Instructions to follow: For each line in the data below that holds "chart", return a copy.

##### Records to process

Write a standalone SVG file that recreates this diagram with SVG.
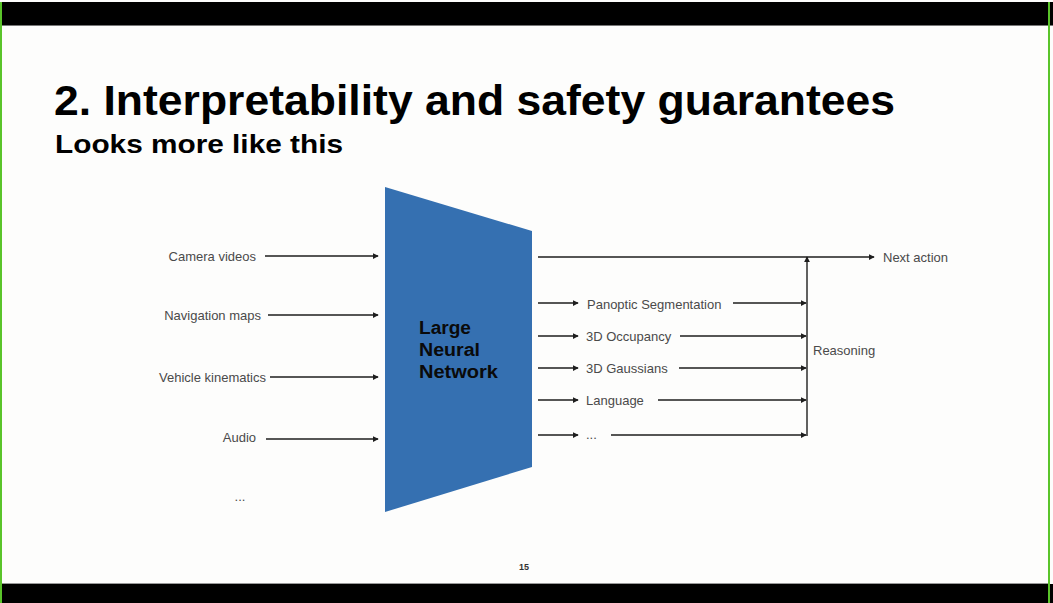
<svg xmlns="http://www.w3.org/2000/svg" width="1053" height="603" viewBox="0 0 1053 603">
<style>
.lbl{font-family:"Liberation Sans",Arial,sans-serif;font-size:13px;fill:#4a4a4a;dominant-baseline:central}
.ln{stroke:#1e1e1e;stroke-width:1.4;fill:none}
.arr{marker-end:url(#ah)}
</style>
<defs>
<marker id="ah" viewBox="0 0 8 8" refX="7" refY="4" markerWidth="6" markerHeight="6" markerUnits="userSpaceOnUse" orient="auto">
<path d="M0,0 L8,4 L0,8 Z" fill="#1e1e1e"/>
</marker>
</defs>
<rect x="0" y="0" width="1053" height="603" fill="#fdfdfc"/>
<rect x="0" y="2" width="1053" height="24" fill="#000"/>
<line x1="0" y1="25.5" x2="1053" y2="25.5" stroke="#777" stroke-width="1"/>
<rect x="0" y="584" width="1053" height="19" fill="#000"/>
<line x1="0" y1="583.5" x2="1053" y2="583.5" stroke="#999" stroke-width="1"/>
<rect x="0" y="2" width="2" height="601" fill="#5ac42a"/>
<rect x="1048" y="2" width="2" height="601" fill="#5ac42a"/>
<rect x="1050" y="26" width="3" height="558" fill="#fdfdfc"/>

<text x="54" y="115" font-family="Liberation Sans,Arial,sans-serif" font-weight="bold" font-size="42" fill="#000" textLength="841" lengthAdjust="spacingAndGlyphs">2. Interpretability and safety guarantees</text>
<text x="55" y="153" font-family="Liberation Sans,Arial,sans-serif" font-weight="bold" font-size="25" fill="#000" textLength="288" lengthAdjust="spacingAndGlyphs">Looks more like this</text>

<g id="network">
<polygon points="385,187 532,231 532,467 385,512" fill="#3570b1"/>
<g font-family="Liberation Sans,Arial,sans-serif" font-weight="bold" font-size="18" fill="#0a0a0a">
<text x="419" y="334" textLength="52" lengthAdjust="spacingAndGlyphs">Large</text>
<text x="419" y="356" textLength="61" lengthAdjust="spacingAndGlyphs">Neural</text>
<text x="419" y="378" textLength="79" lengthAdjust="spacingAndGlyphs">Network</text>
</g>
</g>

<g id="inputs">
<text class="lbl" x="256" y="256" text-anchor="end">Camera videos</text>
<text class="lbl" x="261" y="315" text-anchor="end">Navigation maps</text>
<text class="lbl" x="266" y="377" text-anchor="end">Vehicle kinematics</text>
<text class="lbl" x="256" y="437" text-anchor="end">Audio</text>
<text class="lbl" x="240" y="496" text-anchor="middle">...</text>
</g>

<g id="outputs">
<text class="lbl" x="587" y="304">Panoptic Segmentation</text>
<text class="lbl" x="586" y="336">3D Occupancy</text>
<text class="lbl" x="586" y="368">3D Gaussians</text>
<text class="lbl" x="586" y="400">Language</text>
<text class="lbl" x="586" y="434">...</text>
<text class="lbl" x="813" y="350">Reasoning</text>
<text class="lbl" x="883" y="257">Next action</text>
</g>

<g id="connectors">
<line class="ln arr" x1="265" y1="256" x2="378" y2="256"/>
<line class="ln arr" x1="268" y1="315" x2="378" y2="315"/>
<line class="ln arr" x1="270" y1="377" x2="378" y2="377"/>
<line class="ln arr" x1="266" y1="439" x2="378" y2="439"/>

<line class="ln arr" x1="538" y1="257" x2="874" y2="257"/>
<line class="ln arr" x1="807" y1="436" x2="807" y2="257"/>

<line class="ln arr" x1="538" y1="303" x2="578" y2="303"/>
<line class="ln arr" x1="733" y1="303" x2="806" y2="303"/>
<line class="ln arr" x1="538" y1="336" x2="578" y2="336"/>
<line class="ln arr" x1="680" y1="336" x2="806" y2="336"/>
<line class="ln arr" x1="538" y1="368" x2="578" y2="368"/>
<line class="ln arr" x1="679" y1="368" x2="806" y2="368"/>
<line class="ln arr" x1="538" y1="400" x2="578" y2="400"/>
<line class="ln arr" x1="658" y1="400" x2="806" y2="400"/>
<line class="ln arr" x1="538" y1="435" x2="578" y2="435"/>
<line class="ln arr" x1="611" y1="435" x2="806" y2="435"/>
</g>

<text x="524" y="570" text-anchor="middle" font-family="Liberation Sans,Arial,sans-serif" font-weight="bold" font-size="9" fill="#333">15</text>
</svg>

##########
##### Records to process

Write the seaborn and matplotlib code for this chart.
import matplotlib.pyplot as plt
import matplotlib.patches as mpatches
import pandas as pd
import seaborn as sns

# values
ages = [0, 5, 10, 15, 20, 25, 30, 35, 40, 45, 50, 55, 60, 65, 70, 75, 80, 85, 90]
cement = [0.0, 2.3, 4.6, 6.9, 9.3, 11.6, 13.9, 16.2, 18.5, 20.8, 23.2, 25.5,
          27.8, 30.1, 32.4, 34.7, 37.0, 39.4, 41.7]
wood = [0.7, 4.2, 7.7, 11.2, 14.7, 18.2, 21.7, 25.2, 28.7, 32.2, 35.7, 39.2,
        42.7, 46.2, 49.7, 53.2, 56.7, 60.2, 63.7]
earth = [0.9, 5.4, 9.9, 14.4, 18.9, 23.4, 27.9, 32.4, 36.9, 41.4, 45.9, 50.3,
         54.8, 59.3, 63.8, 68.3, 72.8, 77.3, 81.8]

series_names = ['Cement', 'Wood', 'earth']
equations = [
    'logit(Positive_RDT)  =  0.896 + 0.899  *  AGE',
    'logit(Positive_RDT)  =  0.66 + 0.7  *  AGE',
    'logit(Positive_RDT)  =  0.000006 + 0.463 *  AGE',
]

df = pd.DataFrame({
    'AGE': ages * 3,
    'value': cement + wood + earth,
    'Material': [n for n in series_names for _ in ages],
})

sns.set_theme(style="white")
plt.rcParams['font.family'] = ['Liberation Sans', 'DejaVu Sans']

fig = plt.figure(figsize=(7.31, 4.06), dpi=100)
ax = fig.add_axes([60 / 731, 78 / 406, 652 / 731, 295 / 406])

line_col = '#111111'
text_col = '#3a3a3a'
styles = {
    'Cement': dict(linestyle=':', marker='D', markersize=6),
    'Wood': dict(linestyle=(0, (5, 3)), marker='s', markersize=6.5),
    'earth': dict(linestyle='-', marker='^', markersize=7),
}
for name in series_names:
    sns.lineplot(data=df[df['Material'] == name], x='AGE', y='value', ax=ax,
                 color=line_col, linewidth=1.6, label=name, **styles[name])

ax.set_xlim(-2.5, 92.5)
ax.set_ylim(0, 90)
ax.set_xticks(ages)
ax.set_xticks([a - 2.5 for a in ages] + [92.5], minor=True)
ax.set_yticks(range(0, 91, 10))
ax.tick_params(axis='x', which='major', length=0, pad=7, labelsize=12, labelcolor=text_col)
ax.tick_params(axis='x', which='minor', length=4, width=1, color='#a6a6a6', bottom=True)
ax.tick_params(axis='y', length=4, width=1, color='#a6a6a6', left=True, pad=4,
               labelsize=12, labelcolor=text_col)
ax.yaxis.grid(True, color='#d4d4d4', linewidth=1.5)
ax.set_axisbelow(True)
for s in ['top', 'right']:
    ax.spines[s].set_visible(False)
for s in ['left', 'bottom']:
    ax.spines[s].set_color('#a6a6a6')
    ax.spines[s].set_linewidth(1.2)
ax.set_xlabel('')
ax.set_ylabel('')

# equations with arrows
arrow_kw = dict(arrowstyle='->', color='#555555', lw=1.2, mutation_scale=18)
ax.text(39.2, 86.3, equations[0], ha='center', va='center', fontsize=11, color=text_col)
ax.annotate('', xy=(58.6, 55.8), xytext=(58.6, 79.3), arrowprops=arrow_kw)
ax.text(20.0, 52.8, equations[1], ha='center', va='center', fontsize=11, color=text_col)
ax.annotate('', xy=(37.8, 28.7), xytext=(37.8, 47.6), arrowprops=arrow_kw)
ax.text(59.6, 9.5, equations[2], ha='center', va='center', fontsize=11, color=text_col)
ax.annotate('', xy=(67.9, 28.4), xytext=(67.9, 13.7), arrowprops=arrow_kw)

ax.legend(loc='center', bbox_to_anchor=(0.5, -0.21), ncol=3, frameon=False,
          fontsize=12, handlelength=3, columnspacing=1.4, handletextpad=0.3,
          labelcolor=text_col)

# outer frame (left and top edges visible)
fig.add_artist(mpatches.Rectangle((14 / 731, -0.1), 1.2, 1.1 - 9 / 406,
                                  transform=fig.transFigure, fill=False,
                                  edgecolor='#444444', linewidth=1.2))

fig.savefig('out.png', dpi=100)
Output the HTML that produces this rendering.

##########

Output below:
Write the seaborn and matplotlib code for this chart.

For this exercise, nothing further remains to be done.